I had to ask, even though I wasn’t sure I wanted the answer. “Why did Dickie obsess on me?”
“He saw you at the party, that first night. He was making plans to take Caroline.” Misty hesitated. “He told me that you reminded him of her. When she was young. In the beginning.”
I was right. I didn’t want to hear.
“You brought a friend.” I pointed to a tall, lanky figure in conversation with Mike by the car.
“Joe. He’s a Kansas City cop. His wife died two years ago of cancer. We met on the plane on my way to the clinic. A lucky coincidence that they reassigned his seat.”
Fate is a compass.
Mike called him The Candy Man.
He was young and fresh-faced in blue scrubs, still cute and macho even with the medical shower cap, and when he slipped the epidural needle into my back after twelve hours of labor, I wanted to give him everything I had except my newborn child.
Two weeks late, I was ready to pop, although our baby seemed perfectly happy to settle inside me for life. Reasonable really, considering what was out here. Every ultrasound, every test declared that he was still perfect.
My eyes roved over a six-foot-tall giraffe created, entirely by Letty’s hand, out of diapers. Letty herself was camped in the waiting room, explaining some kind of vending-machine diet to a hostage crowd that included Holly and Lucinda. They had packed our refrigerator with food last night. Go figure.
Our baby had a name now. Adam. Middle name Lee, in Letty’s honor. We made this decision with full knowledge that this fixed Letty to our lives forever, no matter how far we eventually traveled from Clairmont, Texas.
“I have something that might take your mind off the pain.” Mike held a plain brown manila envelope. I flinched. I knew the ugliness contained in innocent-looking envelopes.
“What is it?” My heart beeped faster, triggering an annoying sound effect from the heart monitor.
“I tracked down your little girl. I called in a favor from an FBI buddy. He faxed it today. I was going to give it to you tonight. I just didn’t count on you going into labor. Honestly, I didn’t think Adam was ever coming out.” He just said it, flat-out, like it was no big deal. I stared at him in disbelief, thinking he shouldn’t have done it, shouldn’t have involved the FBI. I fought this emotion with the one that wanted to tear the envelope out of his hand. I watched a contraction start its rise on the monitor, feeling nothing. The Candy Man had done his job.

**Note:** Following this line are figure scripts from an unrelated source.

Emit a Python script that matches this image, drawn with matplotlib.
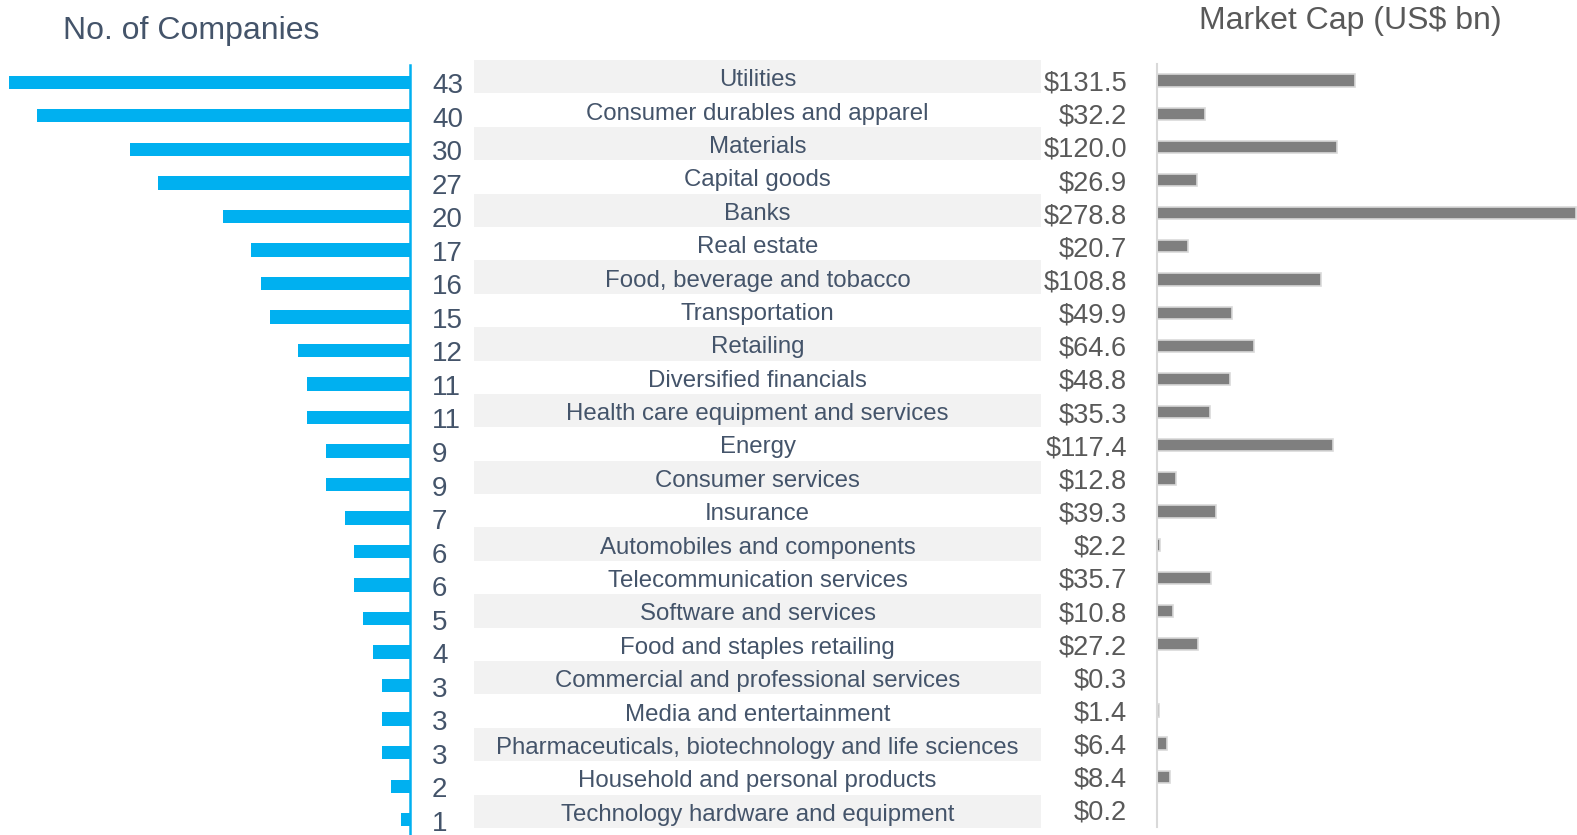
import matplotlib
matplotlib.use("Agg")
import matplotlib.pyplot as plt

plt.rcParams['font.family'] = ['Liberation Sans', 'DejaVu Sans']

# data
sectors = ["Utilities", "Consumer durables and apparel", "Materials", "Capital goods",
           "Banks", "Real estate", "Food, beverage and tobacco", "Transportation",
           "Retailing", "Diversified financials", "Health care equipment and services",
           "Energy", "Consumer services", "Insurance", "Automobiles and components",
           "Telecommunication services", "Software and services",
           "Food and staples retailing", "Commercial and professional services",
           "Media and entertainment",
           "Pharmaceuticals, biotechnology and life sciences",
           "Household and personal products", "Technology hardware and equipment"]
num_companies = [43, 40, 30, 27, 20, 17, 16, 15, 12, 11, 11, 9, 9, 7, 6, 6, 5, 4, 3, 3, 3, 2, 1]
market_cap = [131.5, 32.2, 120.0, 26.9, 278.8, 20.7, 108.8, 49.9, 64.6, 48.8, 35.3,
              117.4, 12.8, 39.3, 2.2, 35.7, 10.8, 27.2, 0.3, 1.4, 6.4, 8.4, 0.2]

W, H = 1577, 835
blue = "#00B0F0"
slate = "#44546A"
grey_txt = "#595959"

fig = plt.figure(figsize=(W / 100, H / 100), dpi=100)

def box(x0, y0, x1, y1):
    return [x0 / W, 1 - y1 / H, (x1 - x0) / W, (y1 - y0) / H]

n = len(sectors)
ypos = list(range(n))

# left: number of companies
axl = fig.add_axes(box(0, 65.5, 410, 836.5))
axl.barh(ypos, num_companies, height=0.4, color=blue)
axl.set_xlim(43.95, 0)
axl.set_ylim(n - 0.5, -0.5)
for s in ["top", "left", "bottom"]:
    axl.spines[s].set_visible(False)
axl.spines["right"].set_color(blue)
axl.spines["right"].set_linewidth(1.8)
axl.set_xticks([])
axl.set_yticks([])
for i, v in enumerate(num_companies):
    axl.annotate(str(v), (0, i), xytext=(22, -1), textcoords="offset pixels",
                 ha="left", va="center_baseline", fontsize=20, color=slate)

# middle: sector names on alternating bands
axm = fig.add_axes(box(474, 60, 1041, 828))
axm.set_xlim(0, 1)
axm.set_ylim(n - 0.5, -0.5)
axm.axis("off")
for i, name in enumerate(sectors):
    if i % 2 == 0:
        axm.axhspan(i - 0.5, i + 0.5, color="#F2F2F2", lw=0)
    axm.annotate(name, (0.5, i), xytext=(0, -1), textcoords="offset pixels",
                 ha="center", va="center_baseline", fontsize=17.3, color=slate)

# right: market cap
axr = fig.add_axes(box(1157, 64, 1577, 826.5))
axr.barh(ypos, market_cap, height=0.37, color="#7F7F7F", edgecolor="#D9D9D9", linewidth=1.2)
axr.set_xlim(0, 279.4)
axr.set_ylim(n - 0.5, -0.5)
for s in ["top", "right", "bottom"]:
    axr.spines[s].set_visible(False)
axr.spines["left"].set_color("#D9D9D9")
axr.spines["left"].set_linewidth(1.5)
axr.set_xticks([])
axr.set_yticks([])
for i, v in enumerate(market_cap):
    axr.text(-30 / 420, i, f"${v:.1f}", transform=axr.get_yaxis_transform(),
             ha="right", va="center_baseline", fontsize=19.6, color=grey_txt)

fig.text(63 / W, 1 - 31 / H, "No. of Companies", ha="left", va="center",
         fontsize=23, color=slate)
fig.text(1199 / W, 1 - 21 / H, "Market Cap (US$ bn)", ha="left", va="center",
         fontsize=23, color=grey_txt)

fig.savefig("out.png", dpi=100)
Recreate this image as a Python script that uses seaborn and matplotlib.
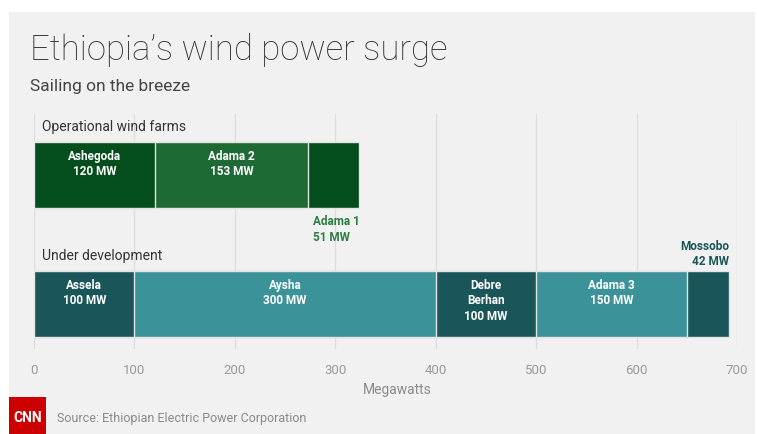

“Just tell me.” I squeezed my eyes shut, then opened them. “No, wait. Is this really the right time?”
“I’ve thought about that for the last twelve hours. I think it’s the perfect time. Her name is Natalia.”
It was out. I couldn’t make him put it back in.
Natalia.
“Pretty.” My eyes blurred with tears. “They picked a pretty name.”
“She was adopted at five weeks. Lives in Rome with her parents and two older brothers. Her father is a professor. Her mother, a journalist.”
Safe.
“She appears to have a very happy life,” he said. “Her parents are well respected.”
“I don’t want to mess that up.” I meant it. All these years, fearing she was dead or homeless, hungry or abused. Wanting to fling my arms around her and say sorry, sorry, sorry.
My eyes found the cross at the end of the bed, formed by the railing.
I watched my belly tighten under the soft blue gown, swelling again like a thing apart from me. Adam, working harder. I imagined him swimming, pushing his way through an underwater cave.